Trey and Diondra exchanged looks.

“No,” Diondra busted out a grin, and they started laughing. Ben sat back for a second, then leaned back up. “I’m serious, I need it.”

“Forget it, dude. It’s gone,” Trey said. “You can’t leave shit at the Compound.”

They drove onto Bulhardt Avenue, the main strip in town, where nothing was happening, as usual. The hamburger joint was a bright yellow diorama featuring a few jocks and their dates, all draped over each other. The stores were black, and even the bar looked barely open—only a vague light could be seen in the single rectangle of window in the front. The door itself had been painted navy and revealed nothing.

They parked right out front, Diondra still finishing her beer, Trey grabbing it from her and drinking the rest—
the baby won’t mind
. On the sidewalk, some old guy, his face a confusion of wrinkles, his nose and mouth looking like they were molded out of a twist of clay, scowled at them once and walked into the bar.

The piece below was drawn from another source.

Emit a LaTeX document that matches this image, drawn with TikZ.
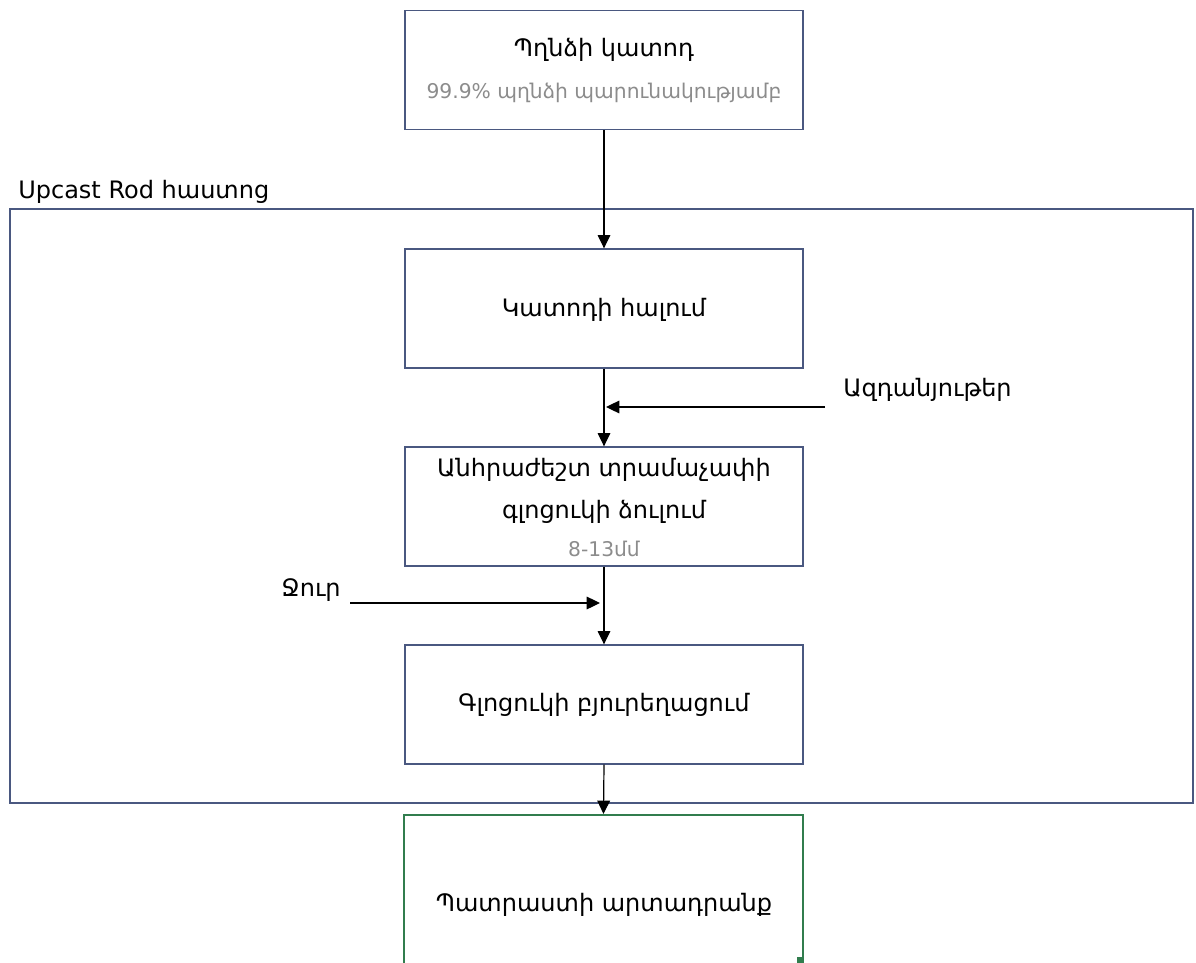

“Let’s do it,” Trey said, and started to get out of the truck. And then when he saw Ben hesitate, still sitting in back, his hands on his knees, Trey stuck his head back in the car and smiled that businesslike smile: “Don’t worry, dude, you’re with me. I do a lot of drinking in there. And—heh!—you’re pretty much visiting your dad at the office.”

Diondra fingered the edges of her crunchy curls, her version of running her fingers through it, and they both followed Trey inside, Diondra with her lips pouty and her eyes sexy-sleepy, the way she looked in most photos, like you woke her up from a dream about you. Next to her, Ben feeling gangly and droopy as usual, literally dragging his feet.

The bar was so smoky Ben choked as soon as he entered, Diondra already with a cigarette lit, slouching next to him as if that made her look older. A nervous guy, his hair in patches like a molting bird, scurried up to Trey immediately, his head lowered, and muttered something in Trey’s ear, Trey nodding, sucking his lips in against his teeth, looking concerned and serious. Ben thought maybe the guy was a manager, was kicking them out, because maybe Diondra passed for older with the extra makeup but Ben didn’t. But Trey just patted the guy on the back, saying something like, “Don’t make me chase, man,” and the nervous guy got a big grin and laughed and said “No no no, don’t worry about that, don’t worry about that at all, not at all” and Trey just said, “Sunday” and walked past the guy to the bar, ordered three beers and a shot of SoCo, which he swallowed straight off.

The bartender was another old, gray-haired fat guy. It seemed like a joke, how much all these dudes looked alike, like living was so hard it just erased your features, rubbed out anything distinctive. The bartender gave Ben and Diondra a wise-guy look, a just-so-you-know, I-know look, but slid them two beers anyway. Ben turned away
from the bar to drink his, one foot against a stool, in a way that felt casual, like he’d done it before, because he could feel Trey’s eyes on him, looking for something to make fun of.

“I see him, I see Runner,” Diondra said, and before Ben could ask her why she sounded so easy saying his name, Trey was calling it out, “Hey Runner, c’mere!” and Runner got the same nervous, weasel look the first guy had.

He came loping over, that seesaw walk of his, his hands jammed in his pockets, his eyes big and yellow.